Nordisk Litteratur 2003 - a yearbook / en årbog
Hanus Kamban

Nominated for the Nordic Council’s Literature Award 2003

Classical modernism


BY SINDRE HOVDENAKK

Hanus Kamban
Pilgrims

Mentunargrunnur Studentafelagsins. FO

Hanus Kamban is something of an old master on the Faeroese literary – and cultural – scene. With the publication of Pilgrims, a collection of short stories, he places himself in genre terms well within what could reasonably be called classical literary modernism. And the outcome is a set of short stories of contemporary relevance and permanent value.
Language in Hanus Kaban’s hands becomes almost diaphanous, and his characters are portrayed with intense clarity. These characters bear, moreover, a profound existential concern, a concern only people of the 1900s would recognise. Whether they are emigrants or homebodies, farmers or scholar, all have experienced, more or less brutally, the great drama of history. In that light Pilgrims is also a panoramic overview of the twentieth century, of the vortex of devastation that shook individuals, communities and cultures.

Emancipation
Pilgrims is a collection of nine short stories. The longest of them, and in my view by far the most important, is Den hvide mand (The white man). In an almost outdated way it is moreover something of a thriller in its carefully and closely hewn dramaturgy. The story introduces us to a convict named Dávur on his way by boat to Denmark to serve out a sentence for a murder – a crime of which he is innocent.
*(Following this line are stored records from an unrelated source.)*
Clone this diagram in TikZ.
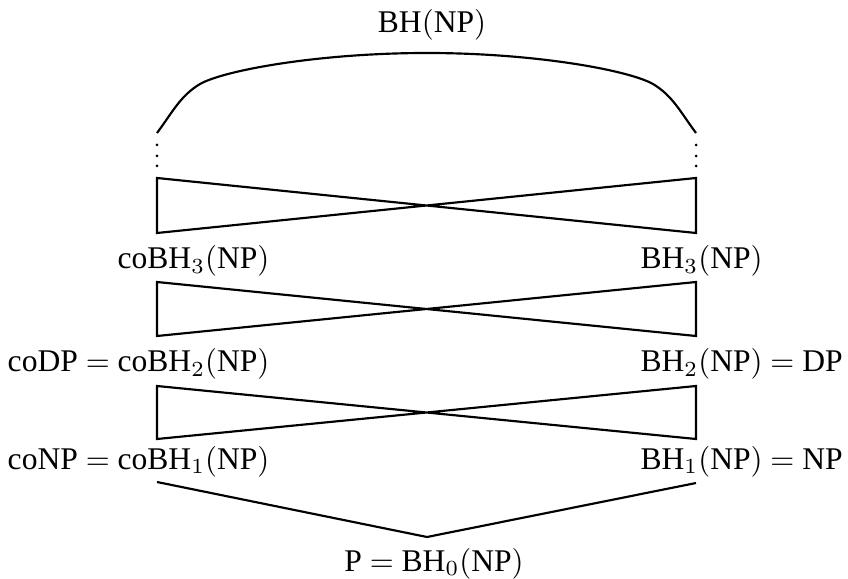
\documentclass[tikz,border=0pt]{standalone}
\usepackage[no-math]{fontspec}
\setmainfont{Liberation Serif}
\begin{document}
\begin{tikzpicture}[x=0.3247pt,y=-0.3247pt,
  every node/.style={inner sep=0pt,font=\fontsize{10.25}{12}\selectfont},
  hier/.style={line width=0.7pt,line join=miter},
  lbl/.style={anchor=base east},
  rbl/.style={anchor=base west}]
\useasboundingbox (0,0) rectangle (848,579);

% corner points of the hierarchy
\coordinate (L0) at (157,133); \coordinate (R0) at (696,133);
\coordinate (T0) at (427,53);
\coordinate (L1t) at (157,178); \coordinate (R1t) at (696,178);
\coordinate (L1b) at (157,233); \coordinate (R1b) at (696,233);
\coordinate (L2t) at (157,282); \coordinate (R2t) at (696,282);
\coordinate (L2b) at (157,336); \coordinate (R2b) at (696,336);
\coordinate (L3t) at (157,386); \coordinate (R3t) at (696,386);
\coordinate (L3b) at (157,439); \coordinate (R3b) at (696,439);
\coordinate (L4) at (157,482); \coordinate (R4) at (696,483);
\coordinate (B0) at (427,537);

% labels
\node[anchor=base] (bh) at (432,33) {BH$($NP$)$};
\node[lbl] (cobh3) at (270,269) {coBH$_3($NP$)$};
\node[rbl] (bh3) at (640,269) {BH$_3($NP$)$};
\node[lbl] (cobh2) at (270,372) {coDP $=$ coBH$_2($NP$)$};
\node[rbl] (bh2) at (640,372) {BH$_2($NP$)$ $=$ DP};
\node[lbl] (cobh1) at (270,469) {coNP $=$ coBH$_1($NP$)$};
\node[rbl] (bh1) at (640,469) {BH$_1($NP$)$ $=$ NP};
\node[anchor=base] (bh0) at (434,571) {P $=$ BH$_0($NP$)$};

% the union at the top
\draw[hier] (L0) .. controls (172,113) and (180,96) .. (200,84)
  .. controls (225,70) and (320,53) .. (T0)
  .. controls (534,53) and (628,70) .. (653,84)
  .. controls (673,96) and (681,113) .. (R0);

% vertical dots
\foreach \yy in {145,156,166}{
  \fill (157,\yy) circle (1.5);
  \fill (696,\yy) circle (1.5);
}

% bow ties between consecutive levels
\draw[hier] (L1t) -- (R1b) -- (R1t) -- (L1b) -- cycle;
\draw[hier] (L2t) -- (R2b) -- (R2t) -- (L2b) -- cycle;
\draw[hier] (L3t) -- (R3b) -- (R3t) -- (L3b) -- cycle;

% bottom level
\draw[hier] (L4) -- (B0) -- (R4);
\end{tikzpicture}
\end{document}
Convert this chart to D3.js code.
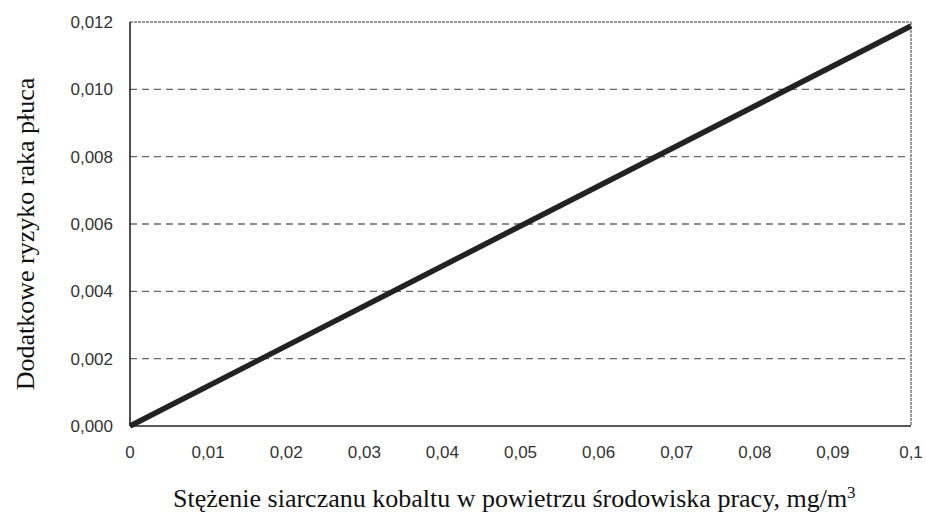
<!DOCTYPE html>
<html>
<head>
<meta charset="utf-8">
<script src="https://cdn.jsdelivr.net/npm/d3@7"></script>
<style>
  body { margin: 0; background: #fff; }
  .tick-label { font-family: "Liberation Sans", Arial, sans-serif; font-size: 17px; fill: #333; }
  .axis-title { font-family: "Liberation Serif", "Times New Roman", serif; font-size: 26px; fill: #111; }
</style>
</head>
<body>
<div id="chart"></div>
<script>
// data
var xTicks = [0, 0.01, 0.02, 0.03, 0.04, 0.05, 0.06, 0.07, 0.08, 0.09, 0.1];
var yTicks = [0, 0.002, 0.004, 0.006, 0.008, 0.010, 0.012];
var conc = [0, 0.1];
var risk = [0, 0.01188];

var margin = { top: 22, right: 15, bottom: 87, left: 130 };
var width = 926, height = 513;
var w = width - margin.left - margin.right;
var h = height - margin.top - margin.bottom;

var svg = d3.select('#chart').append('svg')
    .attr('width', width)
    .attr('height', height);

var g = svg.append('g')
    .attr('transform', 'translate(' + margin.left + ',' + margin.top + ')');

var x = d3.scaleLinear().domain([0, 0.1]).range([0, w]);
var y = d3.scaleLinear().domain([0, 0.012]).range([h, 0]);

var comma = function (d, dec) { return d3.format('.' + dec + 'f')(d).replace('.', ','); };

// dashed grid
g.selectAll('.grid')
    .data(yTicks.filter(function (d) { return d > 0 && d < 0.012; }))
    .enter().append('line')
    .attr('x1', 0).attr('x2', w)
    .attr('y1', function (d) { return y(d); })
    .attr('y2', function (d) { return y(d); })
    .attr('stroke', '#666')
    .attr('stroke-width', 1.3)
    .attr('stroke-dasharray', '7,5');

// top and right frame (light, dotted)
g.append('line').attr('x1', 0).attr('x2', w).attr('y1', 0).attr('y2', 0)
    .attr('stroke', '#777').attr('stroke-width', 1.5).attr('stroke-dasharray', '3,1');
g.append('line').attr('x1', w).attr('x2', w).attr('y1', 0).attr('y2', h)
    .attr('stroke', '#777').attr('stroke-width', 1.5).attr('stroke-dasharray', '3,1');

// left and bottom axes
g.append('line').attr('x1', 0).attr('x2', w).attr('y1', h).attr('y2', h)
    .attr('stroke', '#222').attr('stroke-width', 1.6);
g.append('line').attr('x1', 0).attr('x2', 0).attr('y1', 0).attr('y2', h)
    .attr('stroke', '#222').attr('stroke-width', 1.6);

// y tick labels
g.selectAll('.ylab')
    .data(yTicks)
    .enter().append('text')
    .attr('class', 'tick-label')
    .attr('x', -17)
    .attr('y', function (d) { return y(d) + 6; })
    .attr('text-anchor', 'end')
    .text(function (d) { return comma(d, 3); });

// x tick labels
g.selectAll('.xlab')
    .data(xTicks)
    .enter().append('text')
    .attr('class', 'tick-label')
    .attr('x', function (d) { return x(d); })
    .attr('y', h + 32)
    .attr('text-anchor', 'middle')
    .text(function (d) { return d === 0 ? '0' : (d === 0.1 ? '0,1' : comma(d, 2)); });

// the risk line
var line = d3.line()
    .x(function (d, i) { return x(conc[i]); })
    .y(function (d) { return y(d); });

g.append('path')
    .datum(risk)
    .attr('d', line)
    .attr('fill', 'none')
    .attr('stroke', '#222')
    .attr('stroke-width', 5.5);

// axis titles
var xt = svg.append('text')
    .attr('class', 'axis-title')
    .attr('x', 173)
    .attr('y', 507)
    .attr('text-anchor', 'start');
xt.append('tspan').text('Stężenie siarczanu kobaltu w powietrzu środowiska pracy, mg/m');
xt.append('tspan').attr('dy', -9).style('font-size', '17px').text('3');

svg.append('text')
    .attr('class', 'axis-title')
    .attr('transform', 'translate(34,' + 234 + ') rotate(-90)')
    .attr('text-anchor', 'middle')
    .text('Dodatkowe ryzyko raka płuca');
</script>
</body>
</html>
In his description of the narrow-minded resentments, the intrigues and repressed desires, all of which contrived to incriminate the man, Kamban uses resources familiar to all with an interest in classical Nordic literature and archetypal narrative techniques.
At the same time he demonstrates how the ability to master a language, to narrate, and consequently the ability to shed light on one’s own history, is itself a project of emancipation. A person becomes individualised, distinct, only in relationships with others. And by recounting his story to the Scot MacFarlane – gentleman and fellow passenger – Dávur experiences precisely that: emancipation, both intellectually and physically.

Canterbury
”Is there anything you want more than anything else in this life? ” asks MacFarlane.
”To see Canterbury Cathedral,” Dávur replies.
And so it goes. The Faroese farmhand succeeds in making a new life for himself in a new country and culture which otherwise would have remained out of reach. Had he not transformed his life into a narrative. A narrative only he had the right to own.
This, apparently, is what is known as mastering a culture. Aspiring to achieve a type of knowing that overcomes all the hurdles we as humans place in the way of our own and others’ pursuit of life.
The fact that Davúr, at the end of the day, fails, along with the other characters in the book, to cut himself wholly free from his inherited and externally imposed destiny is just the obverse side of the same story. The story of how existential loneliness follows every personal emancipatory project like a shadow. The shadow of the modern pilgrim.